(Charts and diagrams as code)
□ □ □

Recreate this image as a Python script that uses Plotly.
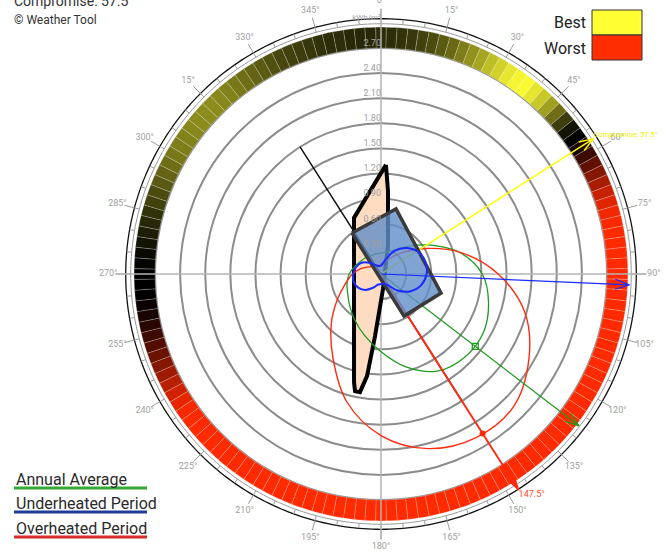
import math
import plotly.graph_objects as go

# ---------------- data ----------------
# Radiation scale rings (kWh/m²)
grid_values = [0.30, 0.60, 0.90, 1.20, 1.50, 1.80, 2.10, 2.40, 2.70]
grid_labels = ["0.30", "0.60", "0.90", "1.20", "1.50", "1.80", "2.10", "2.40", "2.70"]

# Compass labels every 15 degrees
compass_theta = [0, 15, 30, 45, 60, 75, 90, 105, 120, 135, 150, 165,
                 180, 195, 210, 225, 240, 255, 270, 285, 300, 315, 330, 345]
compass_labels = ["0°", "15°", "30°", "45°", "60°", "75°", "90°", "105°", "120°", "135°",
                  "150°", "165°", "180°", "195°", "210°", "225°", "240°", "255°", "270°",
                  "285°", "300°", "15°", "330°", "345°"]

# Orientation rating ring, 2.5° segments (0 = best, 0.5 = neutral, 1 = worst)
ring_step = 2.5
ring_score = [
    0.41, 0.41, 0.40, 0.39, 0.37, 0.35, 0.32, 0.29, 0.25, 0.21, 0.17, 0.12,   # 0 - 27.5
    0.08, 0.04, 0.01, 0.00, 0.04, 0.10, 0.18, 0.28, 0.38, 0.46, 0.50, 0.55,   # 30 - 57.5
    0.62, 0.69, 0.76, 0.83, 0.89, 0.94, 0.97, 0.99,                           # 60 - 77.5
    1.00, 1.00, 1.00, 1.00, 1.00, 1.00, 1.00, 1.00, 1.00, 1.00, 1.00, 1.00,   # 80 - 107.5
    1.00, 1.00, 1.00, 1.00, 1.00, 1.00, 1.00, 1.00, 1.00, 1.00, 1.00, 1.00,   # 110 - 137.5
    1.00, 1.00, 1.00, 1.00, 1.00, 1.00, 1.00, 1.00, 1.00, 1.00, 1.00, 1.00,   # 140 - 167.5
    1.00, 1.00, 1.00, 1.00, 1.00, 1.00, 1.00, 1.00, 1.00, 1.00, 1.00, 1.00,   # 170 - 197.5
    1.00, 1.00, 1.00, 1.00, 1.00, 1.00, 1.00, 1.00, 1.00, 1.00, 1.00, 1.00,   # 200 - 227.5
    1.00, 1.00,                                                               # 230 - 232.5
    0.98, 0.95, 0.91, 0.86, 0.81, 0.76, 0.71, 0.66, 0.62, 0.58, 0.55, 0.52,   # 235 - 262.5
    0.50, 0.50, 0.50, 0.49, 0.48, 0.46, 0.44, 0.42, 0.40, 0.37, 0.35, 0.32,   # 265 - 292.5
    0.30, 0.28, 0.26, 0.25, 0.24, 0.23, 0.22, 0.22, 0.22, 0.23, 0.24, 0.26,   # 295 - 322.5
    0.28, 0.30, 0.32, 0.34, 0.36, 0.37, 0.38, 0.39, 0.40, 0.41, 0.41, 0.42,   # 325 - 352.5
    0.42, 0.42,                                                               # 355 - 357.5
]
ring_theta = [i * ring_step for i in range(len(ring_score))]

# Incident radiation by orientation (kWh/m²)
curve_theta = [0, 15, 30, 45, 60, 75, 90, 105, 120, 135, 150, 165,
               180, 195, 210, 225, 240, 255, 270, 285, 300, 315, 330, 345]
annual_r = [0.25, 0.27, 0.33, 0.47, 0.69, 0.98, 1.21, 1.33, 1.41, 1.41, 1.34, 1.15,
            0.93, 0.76, 0.63, 0.53, 0.46, 0.42, 0.38, 0.33, 0.29, 0.27, 0.25, 0.25]
under_r = [0.10, 0.16, 0.32, 0.44, 0.52, 0.55, 0.545, 0.50, 0.41, 0.28, 0.15, 0.12,
           0.12, 0.13, 0.19, 0.27, 0.32, 0.34, 0.33, 0.31, 0.27, 0.19, 0.12, 0.10]
over_r = [0.12, 0.15, 0.22, 0.36, 0.61, 0.99, 1.40, 1.78, 2.04, 2.24, 2.26, 2.16,
          1.93, 1.58, 1.15, 0.84, 0.60, 0.44, 0.34, 0.25, 0.17, 0.13, 0.12, 0.11]

# Optimum directions
compromise_deg = 57.5
annual_best_deg = 127.5
annual_best_r = 1.42
under_best_deg = 92.5
over_worst_deg = 147.5
over_worst_r = 2.26
building_axis_r = 1.80

# Shading polygon (r, theta)
shade_r = [1.305, 0.996, 0.345, 0.181, 0.745, 1.231, 1.434, 1.434, 1.332, 0.744]
shade_theta = [2.6, 4.8, 14.0, 172.4, 185.5, 187.8, 190.1, 192.5, 194.0, 334.3]

# Building footprint (r, theta)
building_r = [0.601, 0.798, 0.753, 0.573]
building_theta = [324.7, 13.0, 107.6, 151.3]

# ---------------- layout geometry ----------------
W, H = 666, 555
CX, CY = 381, 274
PX_PER_UNIT = 83.7
R_MAX = 3.27
RING_IN, RING_OUT = 2.70, 2.95
GRAY_CIRCLE, BLACK_CIRCLE = 2.99, 3.05
MAJOR_TICK_END = 3.17
LABEL_R = 3.26

rad_px = R_MAX * PX_PER_UNIT
dom_x = [(CX - rad_px) / W, (CX + rad_px) / W]
dom_y = [1 - (CY + rad_px) / H, 1 - (CY - rad_px) / H]

FONT = "Roboto"


def closed(vals):
    return list(vals) + [vals[0]]


def arrow_head(r_tip, th_tip, length, half):
    rb = r_tip - length
    d = math.degrees(math.atan2(half, rb))
    rs = math.hypot(rb, half)
    return [rs, r_tip, rs], [th_tip - d, th_tip, th_tip + d]


full_circle = [float(a) for a in range(0, 361)]

fig = go.Figure()

# Rating ring
fig.add_trace(go.Barpolar(
    r=[RING_OUT - RING_IN] * len(ring_theta), theta=ring_theta, base=RING_IN,
    width=ring_step,
    marker=dict(color=ring_score, cmin=0, cmax=1,
                colorscale=[[0, "#fafa32"], [0.5, "#000000"], [1, "#ff2a00"]],
                line=dict(color="rgba(255,255,255,0.35)", width=0.6)),
    hoverinfo="skip", showlegend=False))

# Outer circles
fig.add_trace(go.Scatterpolar(r=[GRAY_CIRCLE] * len(full_circle), theta=full_circle,
                              mode="lines", line=dict(color="#9a9a9a", width=1),
                              hoverinfo="skip", showlegend=False))
fig.add_trace(go.Scatterpolar(r=[BLACK_CIRCLE] * len(full_circle), theta=full_circle,
                              mode="lines", line=dict(color="#111111", width=1.3),
                              hoverinfo="skip", showlegend=False))

# Compass ticks
tick_r, tick_t = [], []
for a in range(0, 360, 5):
    end = MAJOR_TICK_END if a % 15 == 0 else BLACK_CIRCLE
    tick_r += [GRAY_CIRCLE, end, None]
    tick_t += [a, a, None]
fig.add_trace(go.Scatterpolar(r=tick_r, theta=tick_t, mode="lines",
                              line=dict(color="#9a9a9a", width=1),
                              hoverinfo="skip", showlegend=False))

# Main N-S / E-W axes
ax_r, ax_t = [], []
for a in [0, 90, 180, 270]:
    ax_r += [0, MAJOR_TICK_END, None]
    ax_t += [a, a, None]
fig.add_trace(go.Scatterpolar(r=ax_r, theta=ax_t, mode="lines",
                              line=dict(color="#b4b4b4", width=1.5),
                              hoverinfo="skip", showlegend=False))

# Shading polygon
fig.add_trace(go.Scatterpolar(r=closed(shade_r), theta=closed(shade_theta), mode="lines",
                              fill="toself", fillcolor="#fddcc2",
                              line=dict(color="#000000", width=4),
                              hoverinfo="skip", showlegend=False))

# Radiation curves
fig.add_trace(go.Scatterpolar(r=closed(annual_r), theta=closed(curve_theta), mode="lines",
                              line=dict(color="#1f9a1f", width=1.3, shape="spline", smoothing=1),
                              hoverinfo="skip", showlegend=False))
fig.add_trace(go.Scatterpolar(r=closed(over_r), theta=closed(curve_theta), mode="lines",
                              line=dict(color="#ff2a10", width=1.4, shape="spline", smoothing=1),
                              hoverinfo="skip", showlegend=False))

# Building orientation axis
fig.add_trace(go.Scatterpolar(r=[building_axis_r, 0, building_axis_r],
                              theta=[over_worst_deg + 180, 0, over_worst_deg],
                              mode="lines", line=dict(color="#111111", width=1.5),
                              hoverinfo="skip", showlegend=False))

# Direction arrows
arrow_specs = [
    (compromise_deg, 3.01, "#ffff00", 1.5),
    (annual_best_deg, 2.98, "#1f9a1f", 1.2),
]
for deg, tip, col, w in arrow_specs:
    fig.add_trace(go.Scatterpolar(r=[0, tip], theta=[deg, deg], mode="lines",
                                  line=dict(color=col, width=w),
                                  hoverinfo="skip", showlegend=False))
    hr, ht = arrow_head(tip, deg, 0.17, 0.06)
    fig.add_trace(go.Scatterpolar(r=hr, theta=ht, mode="lines",
                                  line=dict(color=col, width=w),
                                  hoverinfo="skip", showlegend=False))

# Overheated worst direction
fig.add_trace(go.Scatterpolar(r=[0, 3.06], theta=[over_worst_deg, over_worst_deg], mode="lines",
                              line=dict(color="#ff2a10", width=2),
                              hoverinfo="skip", showlegend=False))
hr, ht = arrow_head(3.06, over_worst_deg, 0.12, 0.035)
fig.add_trace(go.Scatterpolar(r=closed(hr), theta=closed(ht), mode="lines", fill="toself",
                              fillcolor="#ff2a10", line=dict(color="#ff2a10", width=1),
                              hoverinfo="skip", showlegend=False))

# Building footprint
fig.add_trace(go.Scatterpolar(r=closed(building_r), theta=closed(building_theta), mode="lines",
                              fill="toself", fillcolor="rgba(96,141,200,0.8)",
                              line=dict(color="#3a3a3a", width=3.5),
                              hoverinfo="skip", showlegend=False))

# Underheated curve and its best direction
fig.add_trace(go.Scatterpolar(r=closed(under_r), theta=closed(curve_theta), mode="lines",
                              line=dict(color="#1a2cff", width=2, shape="spline", smoothing=1),
                              hoverinfo="skip", showlegend=False))
fig.add_trace(go.Scatterpolar(r=[0, 2.97], theta=[under_best_deg, under_best_deg], mode="lines",
                              line=dict(color="#1a2cff", width=1.2),
                              hoverinfo="skip", showlegend=False))
hr, ht = arrow_head(2.97, under_best_deg, 0.17, 0.06)
fig.add_trace(go.Scatterpolar(r=hr, theta=ht, mode="lines", line=dict(color="#1a2cff", width=1.2),
                              hoverinfo="skip", showlegend=False))

# Peak markers
fig.add_trace(go.Scatterpolar(r=[annual_best_r], theta=[annual_best_deg], mode="markers",
                              marker=dict(symbol="square-open", size=6, color="#1f9a1f",
                                          line=dict(width=1.3, color="#1f9a1f")),
                              hoverinfo="skip", showlegend=False))
fig.add_trace(go.Scatterpolar(r=[over_worst_r], theta=[over_worst_deg], mode="markers",
                              marker=dict(symbol="circle", size=6, color="#ff2a10"),
                              hoverinfo="skip", showlegend=False))

# Radial scale labels
fig.add_trace(go.Scatterpolar(r=grid_values, theta=[0] * len(grid_values), mode="text",
                              text=grid_labels, textposition="top left",
                              textfont=dict(family=FONT, size=9, color="#a0a0a0"),
                              cliponaxis=False, hoverinfo="skip", showlegend=False))
fig.add_trace(go.Scatterpolar(r=[3.06], theta=[0], mode="text", text=["kWh/m²"],
                              textposition="middle left",
                              textfont=dict(family=FONT, size=8, color="#a8a8a8"),
                              cliponaxis=False, hoverinfo="skip", showlegend=False))

# Compass labels
fig.add_trace(go.Scatterpolar(r=[LABEL_R] * len(compass_theta), theta=compass_theta, mode="text",
                              text=compass_labels, textposition="middle center",
                              textfont=dict(family=FONT, size=9, color="#a0a0a0"),
                              cliponaxis=False, hoverinfo="skip", showlegend=False))

# Direction labels
fig.add_trace(go.Scatterpolar(r=[3.01], theta=[compromise_deg], mode="text",
                              text=[f"Compromise: {compromise_deg}°"], textposition="top right",
                              textfont=dict(family=FONT, size=7.5, color="#f2f200"),
                              cliponaxis=False, hoverinfo="skip", showlegend=False))
fig.add_trace(go.Scatterpolar(r=[3.06], theta=[over_worst_deg], mode="text",
                              text=[f"{over_worst_deg}°"], textposition="bottom right",
                              textfont=dict(family=FONT, size=9, color="#ff4a2a"),
                              cliponaxis=False, hoverinfo="skip", showlegend=False))


def px(x, y):
    return x / W, 1 - y / H


annotations = []
shapes = []


def text_at(x, y, s, size, color="#2a2a2a", xanchor="left"):
    ax, ay = px(x, y)
    annotations.append(dict(x=ax, y=ay, xref="paper", yref="paper", text=s, showarrow=False,
                            xanchor=xanchor, yanchor="middle",
                            font=dict(family=FONT, size=size, color=color)))


# Header text
text_at(12, 1, f"Compromise: {compromise_deg}°", 14, "#333333")
text_at(12, 20, "© Weather Tool", 12, "#333333")

# Best / worst key
text_at(588, 22, "Best", 16, "#222222", xanchor="right")
text_at(588, 48, "Worst", 16, "#222222", xanchor="right")
for y0, y1, col in [(10, 35, "#ffff33"), (35, 60, "#ff2d00")]:
    x0p, y0p = px(592, y0)
    x1p, y1p = px(642, y1)
    shapes.append(dict(type="rect", xref="paper", yref="paper", x0=x0p, x1=x1p, y0=y1p, y1=y0p,
                       fillcolor=col, line=dict(color="#333333", width=1)))

# Series key
legend_items = [("Annual Average", "#33aa33", 479, 488),
                ("Underheated Period", "#1f3c96", 503, 512),
                ("Overheated Period", "#d62b2b", 528, 537)]
for label, col, ty, ly in legend_items:
    text_at(14, ty, label, 16, "#2a2a2a")
    x0p, yp = px(14, ly)
    x1p, _ = px(147, ly)
    shapes.append(dict(type="line", xref="paper", yref="paper", x0=x0p, x1=x1p, y0=yp, y1=yp,
                       line=dict(color=col, width=3)))

fig.update_layout(
    width=W, height=H,
    margin=dict(l=0, r=0, t=0, b=0),
    paper_bgcolor="white",
    font=dict(family=FONT),
    showlegend=False,
    annotations=annotations,
    shapes=shapes,
    polar=dict(
        domain=dict(x=dom_x, y=dom_y),
        bgcolor="rgba(0,0,0,0)",
        bargap=0,
        radialaxis=dict(range=[0, R_MAX], tickvals=grid_values, showticklabels=False,
                        ticks="", showline=False, gridcolor="#8c8c8c", gridwidth=1.5),
        angularaxis=dict(rotation=90, direction="clockwise", showgrid=False,
                         showticklabels=False, ticks="", showline=False),
    ),
)

fig.write_html("out.html")
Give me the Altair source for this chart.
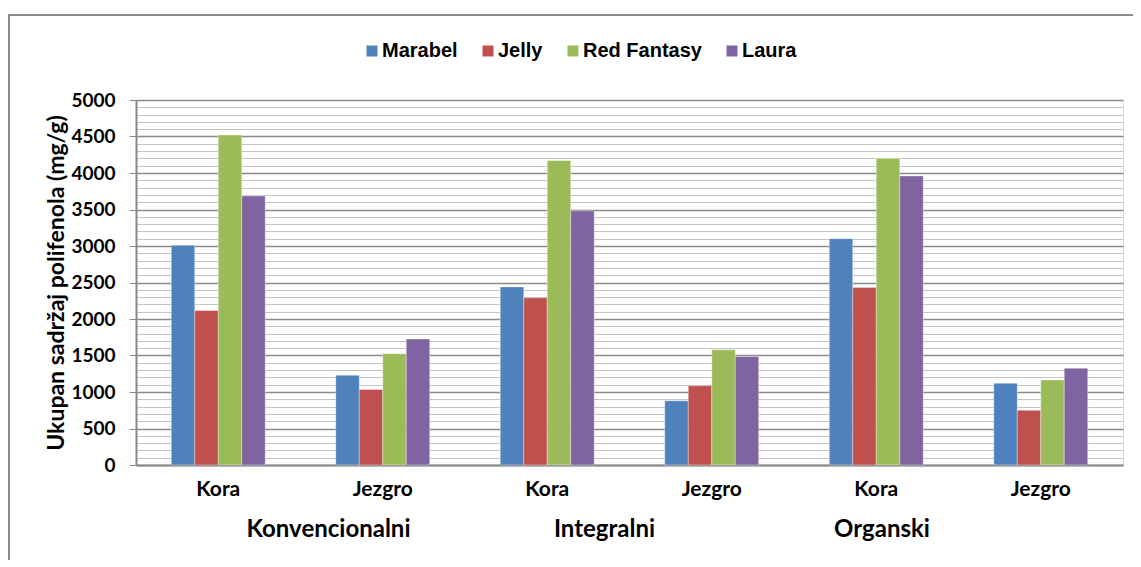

□ □ □

# OBJECTIVE
Everything from the first line of the records through the line containing "ring_theta = [i" should be reproduced exactly, apart from the pictures.

# ANSWER
Recreate this image as a Python script that uses Plotly.
import math
import plotly.graph_objects as go

# ---------------- data ----------------
# Radiation scale rings (kWh/m²)
grid_values = [0.30, 0.60, 0.90, 1.20, 1.50, 1.80, 2.10, 2.40, 2.70]
grid_labels = ["0.30", "0.60", "0.90", "1.20", "1.50", "1.80", "2.10", "2.40", "2.70"]

# Compass labels every 15 degrees
compass_theta = [0, 15, 30, 45, 60, 75, 90, 105, 120, 135, 150, 165,
                 180, 195, 210, 225, 240, 255, 270, 285, 300, 315, 330, 345]
compass_labels = ["0°", "15°", "30°", "45°", "60°", "75°", "90°", "105°", "120°", "135°",
                  "150°", "165°", "180°", "195°", "210°", "225°", "240°", "255°", "270°",
                  "285°", "300°", "15°", "330°", "345°"]

# Orientation rating ring, 2.5° segments (0 = best, 0.5 = neutral, 1 = worst)
ring_step = 2.5
ring_score = [
    0.41, 0.41, 0.40, 0.39, 0.37, 0.35, 0.32, 0.29, 0.25, 0.21, 0.17, 0.12,   # 0 - 27.5
    0.08, 0.04, 0.01, 0.00, 0.04, 0.10, 0.18, 0.28, 0.38, 0.46, 0.50, 0.55,   # 30 - 57.5
    0.62, 0.69, 0.76, 0.83, 0.89, 0.94, 0.97, 0.99,                           # 60 - 77.5
    1.00, 1.00, 1.00, 1.00, 1.00, 1.00, 1.00, 1.00, 1.00, 1.00, 1.00, 1.00,   # 80 - 107.5
    1.00, 1.00, 1.00, 1.00, 1.00, 1.00, 1.00, 1.00, 1.00, 1.00, 1.00, 1.00,   # 110 - 137.5
    1.00, 1.00, 1.00, 1.00, 1.00, 1.00, 1.00, 1.00, 1.00, 1.00, 1.00, 1.00,   # 140 - 167.5
    1.00, 1.00, 1.00, 1.00, 1.00, 1.00, 1.00, 1.00, 1.00, 1.00, 1.00, 1.00,   # 170 - 197.5
    1.00, 1.00, 1.00, 1.00, 1.00, 1.00, 1.00, 1.00, 1.00, 1.00, 1.00, 1.00,   # 200 - 227.5
    1.00, 1.00,                                                               # 230 - 232.5
    0.98, 0.95, 0.91, 0.86, 0.81, 0.76, 0.71, 0.66, 0.62, 0.58, 0.55, 0.52,   # 235 - 262.5
    0.50, 0.50, 0.50, 0.49, 0.48, 0.46, 0.44, 0.42, 0.40, 0.37, 0.35, 0.32,   # 265 - 292.5
    0.30, 0.28, 0.26, 0.25, 0.24, 0.23, 0.22, 0.22, 0.22, 0.23, 0.24, 0.26,   # 295 - 322.5
    0.28, 0.30, 0.32, 0.34, 0.36, 0.37, 0.38, 0.39, 0.40, 0.41, 0.41, 0.42,   # 325 - 352.5
    0.42, 0.42,                                                               # 355 - 357.5
]
ring_theta = [i * ring_step for i in range(len(ring_score))]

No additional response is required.